- Filename extension: .mda, .ica, .mmr, .mca
- Internet media type: image/, document/
- Type code: MO:DCA
- Magic number: X'D3', X'D3A8', X'D3A9'
- Developed by: IBM
- Type of format: Image file format, Document file format
- Extended from: Document Content Architecture

= MODCA =

MO:DCA (Mixed Object:Document Content Architecture) is an IBM compound document format for text and graphics elements in a document. The 'Mixed Object' refers to the fact that an MO:DCA file can contain multiple types of objects, including text, images, vector graphics, and barcodes. (Note: To generate a barcode an application provides a string of digits along with controls that identify a specific type of barcode, and the rendering of bars will be done on the output platform (physical printer hardware or software emulation).)

==Overview==
MO:DCA supports Revisable Documents, which are editable like revisable-form text, Presentation Documents, which provide specific output formatting similar to final-form text, and Resource Documents, which hold control information such as fonts. An MO:DCA file consists of a sequential, ordered hierarchy of independent objects - documents, pages, data objects, and resource objects such as fonts and ICC profiles. Each object is delimited by begin/end structures, and objects to be rendered specify presentation parameters and resource requirements in structures called "environment groups". Since the pages in MO:DCA documents appear in sequential order, presentation can start as soon as the first page is received.

Formats for specific objects are specified in various OCAs (Object Content Architectures): PTOCA for presentation text that has been formatted for output, GOCA for vector graphics objects, IOCA for bitmapped Images, FOCA for fonts, and BCOCA for barcodes. MO:DCA is implemented as IBM's Advanced Function Presentation (AFP) page description language.

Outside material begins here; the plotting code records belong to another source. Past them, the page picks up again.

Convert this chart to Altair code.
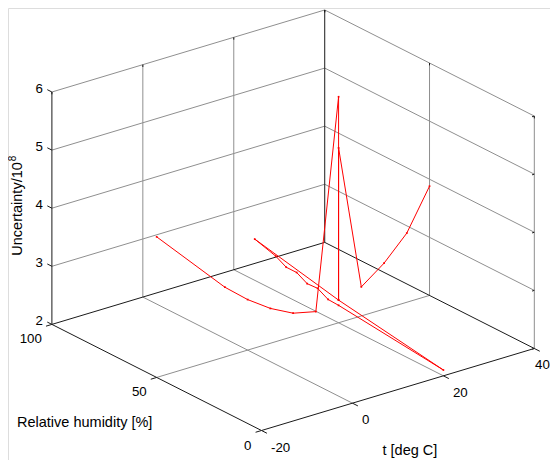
import altair as alt
import pandas as pd

# ---------------- data ----------------
t_ticks = [-20, 0, 20, 40]
rh_ticks = [0, 50, 100]
u_ticks = [2, 3, 4, 5, 6]

# measurement sequence (t [deg C], RH [%], uncertainty / 1e8)
t_vals = [-20, -5, 0, 5, 10, 15, 20, 20, 20, 20, 20, 20, 20, 20, 20, 20, 20, 20, 20, 25, 30, 35, 40]
rh_vals = [50, 50, 50, 50, 50, 50, 50, 50, 90, 80, 75, 70, 65, 60, 55, 50, 0, 50, 50, 50, 50, 50, 50]
u_vals = [4.42, 3.20, 2.87, 2.60, 2.40, 2.31, 5.89, 2.39, 2.71, 2.60, 2.50, 2.50, 2.40, 2.41,
          2.31, 2.30, 2.10, 2.39, 5.01, 2.50, 2.79, 3.19, 3.88]

# ---------------- 3-D view (orthographic projection) ----------------
ORIGIN = (261.5, 430.5)     # screen point of (t=-20, RH=0, U=2)
T_VEC = (4.547, -1.367)     # screen shift per deg C
RH_VEC = (-2.096, -1.061)   # screen shift per % RH
U_VEC = (0.0, -58.1)        # screen shift per unit of uncertainty
T0, RH0, U0 = -20, 0, 2
T1, RH1, U1 = 40, 100, 6


def proj(t, rh, u):
    x = ORIGIN[0] + (t - T0) * T_VEC[0] + (rh - RH0) * RH_VEC[0] + (u - U0) * U_VEC[0]
    y = ORIGIN[1] + (t - T0) * T_VEC[1] + (rh - RH0) * RH_VEC[1] + (u - U0) * U_VEC[1]
    return x, y


def seg_rows(segs):
    rows = []
    for a, b in segs:
        x, y = proj(*a)
        x2, y2 = proj(*b)
        rows.append({"x": x, "y": y, "x2": x2, "y2": y2})
    return pd.DataFrame(rows)


# grid (gray)
grid = []
for t in t_ticks[1:-1]:
    grid.append(((t, RH0, U0), (t, RH1, U0)))          # floor
    grid.append(((t, RH1, U0), (t, RH1, U1)))          # back-left wall
for rh in rh_ticks[1:-1]:
    grid.append(((T0, rh, U0), (T1, rh, U0)))          # floor
for rh in rh_ticks[:-1]:
    grid.append(((T1, rh, U0), (T1, rh, U1)))          # back-right wall
for u in u_ticks[1:]:
    grid.append(((T0, RH1, u), (T1, RH1, u)))          # back-left wall
    grid.append(((T1, RH0, u), (T1, RH1, u)))          # back-right wall

# axes / box edges (black)
axes = [
    ((T0, RH1, U0), (T0, RH1, U1)),
    ((T0, RH0, U0), (T0, RH1, U0)),
    ((T0, RH0, U0), (T1, RH0, U0)),
    ((T0, RH1, U0), (T1, RH1, U0)),
    ((T1, RH0, U0), (T1, RH1, U0)),
    ((T1, RH1, U0), (T1, RH1, U1)),
]
# tick marks
for u in u_ticks:
    axes.append(((T0, RH1, u), (T0, RH1 + 2.2, u)))
    axes.append(((T1, RH0, u), (T1 - 0.5, RH0, u)))
for rh in rh_ticks:
    axes.append(((T0, rh, U0), (T0 - 1.3, rh, U0)))
    axes.append(((T1, rh, U1), (T1, rh, U1 - 0.04)))
for t in t_ticks:
    axes.append(((t, RH0, U0), (t, RH0 - 2.6, U0)))
    axes.append(((t, RH1, U1), (t, RH1, U1 - 0.04)))

grid_df = seg_rows(grid)
axes_df = seg_rows(axes)

pts = []
for i, (t, rh, u) in enumerate(zip(t_vals, rh_vals, u_vals)):
    x, y = proj(t, rh, u)
    pts.append({"x": x, "y": y, "i": i, "t": t, "RH": rh, "U": u})
line_df = pd.DataFrame(pts)

# tick labels
lab_u = pd.DataFrame([dict(zip(["x", "y"], proj(T0, RH1, u)), text=str(u)) for u in u_ticks])
lab_rh = pd.DataFrame([dict(zip(["x", "y"], proj(T0, rh, U0)), text=str(rh)) for rh in rh_ticks])
lab_t = pd.DataFrame([dict(zip(["x", "y"], proj(t, RH0, U0)), text=str(t)) for t in t_ticks[:-1]])
lab_t_last = pd.DataFrame([dict(zip(["x", "y"], proj(t, RH0, U0)), text=str(t)) for t in t_ticks[-1:]])

# ---------------- chart ----------------
W, H = 542, 452
X = lambda f="x": alt.X(f"{f}:Q", scale=alt.Scale(domain=[8, 8 + W], nice=False, zero=False), axis=None)
Y = lambda f="y": alt.Y(f"{f}:Q", scale=alt.Scale(domain=[8, 8 + H], nice=False, zero=False, reverse=True), axis=None)
FONT = "Liberation Sans"
TICK_FS = 13.3
LAB_FS = 14.5

grid_layer = alt.Chart(grid_df).mark_rule(color="#8f8f8f", strokeWidth=1).encode(
    x=X(), y=Y(), x2="x2:Q", y2="y2:Q")
axes_layer = alt.Chart(axes_df).mark_rule(color="#1a1a1a", strokeWidth=1).encode(
    x=X(), y=Y(), x2="x2:Q", y2="y2:Q")
red = alt.Chart(line_df).mark_line(color="#ff0000", strokeWidth=1, strokeJoin="miter").encode(
    x=X(), y=Y(), order="i:Q")
red_pts = alt.Chart(line_df).mark_square(color="#ff0000", size=3, opacity=1).encode(x=X(), y=Y())

tick_u = alt.Chart(lab_u).mark_text(font=FONT, fontSize=TICK_FS, align="right", baseline="middle",
                                    dx=-9, dy=-3, color="black").encode(x=X(), y=Y(), text="text:N")
tick_rh = alt.Chart(lab_rh).mark_text(font=FONT, fontSize=TICK_FS, align="right", baseline="middle",
                                      dx=-10, dy=15, color="black").encode(x=X(), y=Y(), text="text:N")
tick_t = alt.Chart(lab_t).mark_text(font=FONT, fontSize=TICK_FS, align="left", baseline="middle",
                                    dx=9.5, dy=17, color="black").encode(x=X(), y=Y(), text="text:N")
# last t label kept inside the canvas edge
tick_t_last = alt.Chart(lab_t_last).mark_text(font=FONT, fontSize=TICK_FS, align="right", baseline="middle",
                                              dx=15.5, dy=17, color="black").encode(x=X(), y=Y(), text="text:N")

ztx, zty = proj(T0, RH1, (U0 + U1) / 2)
rhx, rhy = proj(T0, (RH0 + RH1) / 2, U0)
ttx, tty = proj((T0 + T1) / 2, RH0, U0)
zt_df = pd.DataFrame([{"x": ztx, "y": zty, "main": "Uncertainty/10", "sup": "8"}])
z_title = alt.Chart(zt_df).mark_text(
    font=FONT, fontSize=LAB_FS, angle=270, align="right", baseline="middle", dx=46, dy=-34,
    color="black").encode(x=X(), y=Y(), text="main:N")
z_sup = alt.Chart(zt_df).mark_text(
    font=FONT, fontSize=10, angle=270, align="left", baseline="middle", dx=47, dy=-38.5,
    color="black").encode(x=X(), y=Y(), text="sup:N")
rh_title = alt.Chart(pd.DataFrame([{"x": rhx, "y": rhy, "text": "Relative humidity [%]"}])).mark_text(
    font=FONT, fontSize=LAB_FS, align="center", baseline="middle", dx=-72, dy=46,
    color="black").encode(x=X(), y=Y(), text="text:N")
t_title = alt.Chart(pd.DataFrame([{"x": ttx, "y": tty, "text": "t [deg C]"}])).mark_text(
    font=FONT, fontSize=LAB_FS, align="center", baseline="middle", dx=12, dy=62,
    color="black").encode(x=X(), y=Y(), text="text:N")

chart = alt.layer(
    grid_layer, axes_layer, red, red_pts, tick_u, tick_rh, tick_t, tick_t_last,
    z_title, z_sup, rh_title, t_title
).properties(width=W, height=H, padding=0, autosize=alt.AutoSizeParams(type="none")
).configure_view(stroke=None).configure(background="white")

chart.save("out.html", embed_options={"renderer": "svg", "actions": False})
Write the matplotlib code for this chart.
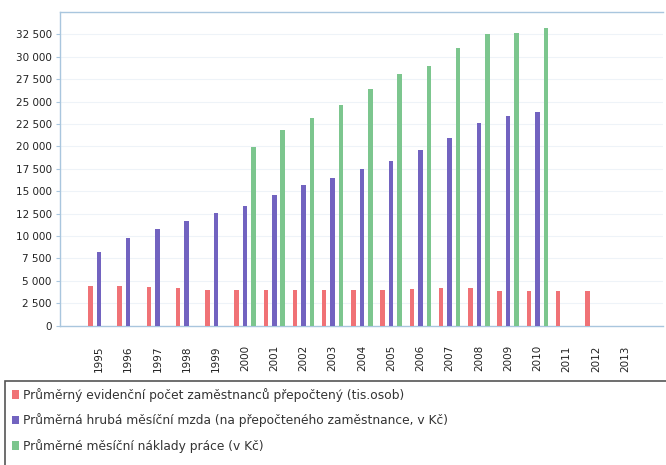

A number of applications use MO:DCA, including eViewer, a MO:DCA viewer used by IBM solutions, IBM DisplayWrite, and printers and other devices supporting AFP.

===Encoding===
MO:DCA-P carries text, image, and graphics data objects, therefore the data is a mixture of binary data and character data. The recommended content-transfer-encoding is base64.

===Security===
MO:DCA-P is a specification of final-form presentation data of an Image. It is not a programming language, does not contain any file operators, and therefore cannot corrupt a receiver's file system or programming environment. MO:DCA and Mixed Object Document Content Architecture are trademarks of the IBM Corporation.

===Interoperability===
MO:DCA-P defines interchange sets to support interoperability. Currently defined sets are Interchange Set 1 (IS/1) and Interchange Set 2 (IS/2).